Q I’ve heard a lot about the Paleo diet and as I am very interested in reducing the amount of processed foods and grain based meals my family eats, we are considering following this diet. From what I read it seems to be a back-to-basics type of eating. Is a Paleo diet safe for children? My kids are aged seven and nine.

A The Paleo diet is one of the most fashionable diets around at the moment. It is also known as the ‘caveman diet’ and is based on cutting out processed foods, starchy foods like bread and potatoes and eating more meat, vegetables and fruit.
As fad diets go, it is not the worst but there are some good and bad sides to it. Reducing the amount of processed foods we eat is always a good idea and by doing that you will usually reduce the amount of fat, salt and sugar you eat, which is a good thing! The problem with the Paleo diet is that it also cuts out dairy (on the basis that cavemen didn’t drink milk) and this means that the diet is very low in calcium. For this reason it is really not suitable for children who do need a lot of calcium for growing bones. How did cavemen manage without dairy? They ate a lot more food than we do (up to 10,000 calories per day compared to the 2,000 most of us eat). By eating that amount of food they were able to pick up just enough calcium from green vegetables and seeds. To put it in perspective, you would need to eat 16 servings of broccoli a day to get all the calcium you need. This is easier to do if you eat 10,000 calories per day rather than 2,000.
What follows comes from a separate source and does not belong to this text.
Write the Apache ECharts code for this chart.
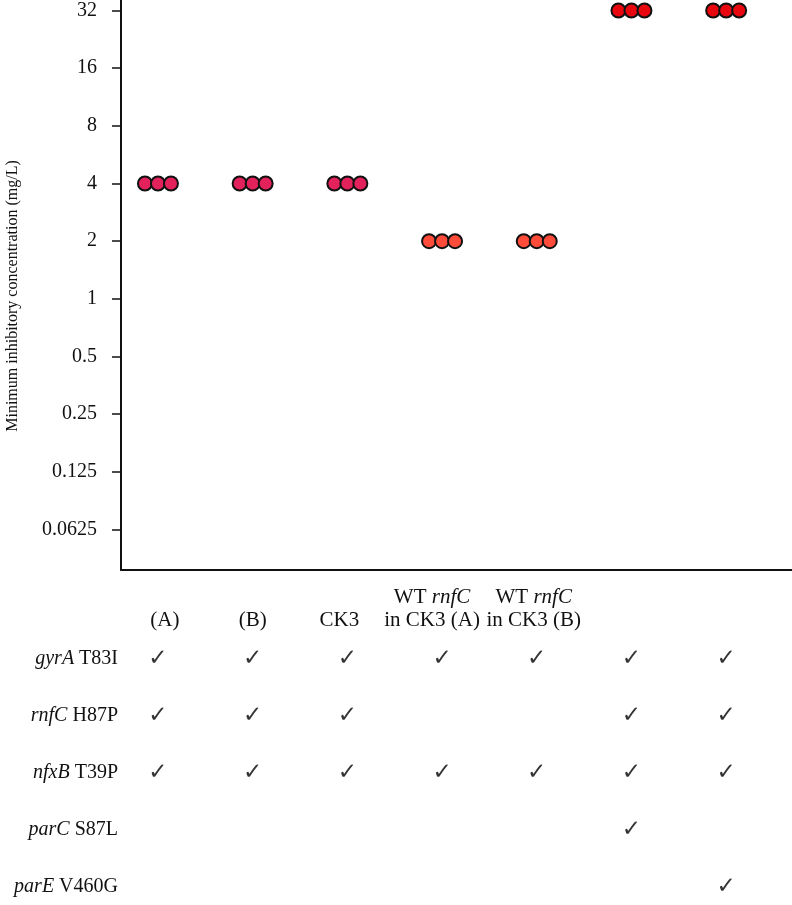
<!DOCTYPE html>
<html>
<head>
<meta charset="utf-8">
<script src="https://cdn.jsdelivr.net/npm/echarts@6.0.0/dist/echarts.min.js"></script>
<style>
html,body{margin:0;padding:0;background:#fff;}
#chart{width:792px;height:905px;}
</style>
</head>
<body>
<div id="chart"></div>
<script>
// ---- data ----
const strainLabels = ['(A)', '(B)', 'CK3', 'WT {i|rnfC}\nin CK3 (A)', 'WT {i|rnfC}\nin CK3 (B)', '', ''];
const micRep1 = [4, 4, 4, 2, 2, 32, 32];
const micRep2 = [4, 4, 4, 2, 2, 32, 32];
const micRep3 = [4, 4, 4, 2, 2, 32, 32];
const yTickValues = [0.0625, 0.125, 0.25, 0.5, 1, 2, 4, 8, 16, 32];
const yTickLabels = ['0.0625', '0.125', '0.25', '0.5', '1', '2', '4', '8', '16', '32'];
const yMinMic = 0.0384;
const yMaxMic = 36.3;
const genes = ['gyrA', 'rnfC', 'nfxB', 'parC', 'parE'];
const mutations = ['T83I', 'H87P', 'T39P', 'S87L', 'V460G'];
const gyrA = [1, 1, 1, 1, 1, 1, 1];
const rnfC = [1, 1, 1, 0, 0, 1, 1];
const nfxB = [1, 1, 1, 1, 1, 1, 1];
const parC = [0, 0, 0, 0, 0, 1, 0];
const parE = [0, 0, 0, 0, 0, 0, 1];

// ---- styles ----
const FONT = 'Liberation Serif';
const micColor = { 2: '#FF4B3A', 4: '#E3215B', 32: '#E8070F' };
const labelPadding = [[0, 0, 0, 14], [0, 0, 0, 0], [0, 16, 0, 0], [0, 20, 0, 0], [0, 6, 0, 0], [0, 0, 0, 0], [0, 0, 0, 0]];
const presence = [gyrA, rnfC, nfxB, parC, parE];
const catIds = strainLabels.map((_, i) => 'c' + i);
const geneIds = genes.map((_, i) => 'g' + i);

function repSeries(arr, off) {
  return {
    type: 'scatter', xAxisIndex: 1, yAxisIndex: 1,
    symbol: 'circle', symbolSize: 14, symbolOffset: [off, 0],
    silent: true,
    data: arr.map((v, i) => ({ value: [i, v], itemStyle: { color: micColor[v] } })),
    itemStyle: { borderColor: '#111', borderWidth: 2, opacity: 1 }
  };
}

const checkData = [];
presence.forEach((row, g) => row.forEach((p, c) => { if (p) checkData.push([c, g]); }));

const chart = echarts.init(document.getElementById('chart'), null, { renderer: 'canvas' });
chart.setOption({
  animation: false,
  backgroundColor: '#fff',
  textStyle: { fontFamily: FONT },
  grid: [
    { left: 121, right: 0, top: 0, bottom: 335, outerBoundsMode: 'none' },
    { left: 110.6, right: 18.5, top: 0, bottom: 335, outerBoundsMode: 'none' },
    { left: 110.6, right: 18.5, top: 659, bottom: 18, outerBoundsMode: 'none' }
  ],
  xAxis: [
    { type: 'value', gridIndex: 0, min: 0, max: 1,
      axisLine: { show: true, onZero: false, lineStyle: { color: '#111', width: 2 } },
      axisTick: { show: false }, axisLabel: { show: false }, splitLine: { show: false } },
    { type: 'category', gridIndex: 1, data: catIds, show: false },
    { type: 'category', gridIndex: 2, position: 'top',
      data: catIds.map((id, i) => ({ value: id, textStyle: { padding: labelPadding[i] } })),
      axisLine: { show: false }, axisTick: { show: false }, splitLine: { show: false },
      axisLabel: { show: true, interval: 0, margin: 27, fontSize: 21, lineHeight: 23,
        color: '#111', fontFamily: FONT, align: 'center',
        formatter: (v, idx) => strainLabels[idx],
        rich: { i: { fontStyle: 'italic', fontSize: 21, fontFamily: FONT, color: '#111', lineHeight: 23 } } } }
  ],
  yAxis: [
    { type: 'value', gridIndex: 0,
      min: Math.log2(yMinMic), max: Math.log2(yMaxMic),
      axisLine: { show: true, onZero: false, lineStyle: { color: '#111', width: 2 } },
      axisTick: { show: true, length: 9, customValues: yTickValues.map(v => Math.log2(v)),
        lineStyle: { color: '#111', width: 1.5 } },
      axisLabel: { show: true, customValues: yTickValues.map(v => Math.log2(v)),
        margin: 24, fontSize: 20, color: '#111', fontFamily: FONT,
        formatter: v => yTickLabels[yTickValues.findIndex(t => Math.abs(Math.log2(t) - v) < 1e-6)] },
      splitLine: { show: false },
      name: 'Minimum inhibitory concentration (mg/L)',
      nameLocation: 'middle', nameGap: 100, nameRotate: 90,
      nameTextStyle: { fontSize: 16, color: '#111', fontFamily: FONT, padding: [0, 22, 0, 0] } },
    { type: 'log', logBase: 2, gridIndex: 1, min: yMinMic, max: yMaxMic, show: false },
    { type: 'category', gridIndex: 2, data: geneIds, inverse: true, boundaryGap: false,
      offset: -7.4,
      axisLine: { show: false }, axisTick: { show: false }, splitLine: { show: false },
      axisLabel: { show: true, interval: 0, margin: 0, fontSize: 20, color: '#111', fontFamily: FONT,
        formatter: (v, idx) => '{i|' + genes[idx] + '} ' + mutations[idx],
        rich: { i: { fontStyle: 'italic', fontSize: 20, fontFamily: FONT, color: '#111' } } } }
  ],
  series: [
    repSeries(micRep1, -13),
    repSeries(micRep2, 0),
    repSeries(micRep3, 13),
    { type: 'scatter', xAxisIndex: 2, yAxisIndex: 2, symbolSize: 1, silent: true,
      itemStyle: { color: 'rgba(0,0,0,0)' },
      data: checkData,
      label: { show: true, position: 'inside', formatter: '\u2713', fontSize: 23,
        color: '#000', fontFamily: 'DejaVu Sans' } }
  ]
});
</script>
</body>
</html>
The other problem with the paleo diet is that it is not entirely based in science. Many of the Paleo diets out there say you should not eat wheat, even though we know that cavemen did in fact eat wheat and other grains. These diets also don’t recommend that you eat blubber and the big lumps of fat that were also a large part of the caveman diet!
A final problem is that many Paleo diets encourage people to cut out beans and lentils and to get their protein from meat and fish instead. Many studies over the last few years are clear that eating too much animal protein is linked with more cancer and heart disease. Eating some vegetarian meals based on beans and lentils is a great way to get your protein without always going for meat.
Is this a diet we should follow? I think there is a lot we can learn from the Paleo diets. We could all do with eating less salt, sugar and processed foods and adding in more nuts and seeds as well as more vegetables. However, I think following a strict Paleo diet could lead to low levels of calcium and vitamin D and so it is not suitable for children or teens and adults would need to think about a calcium supplement.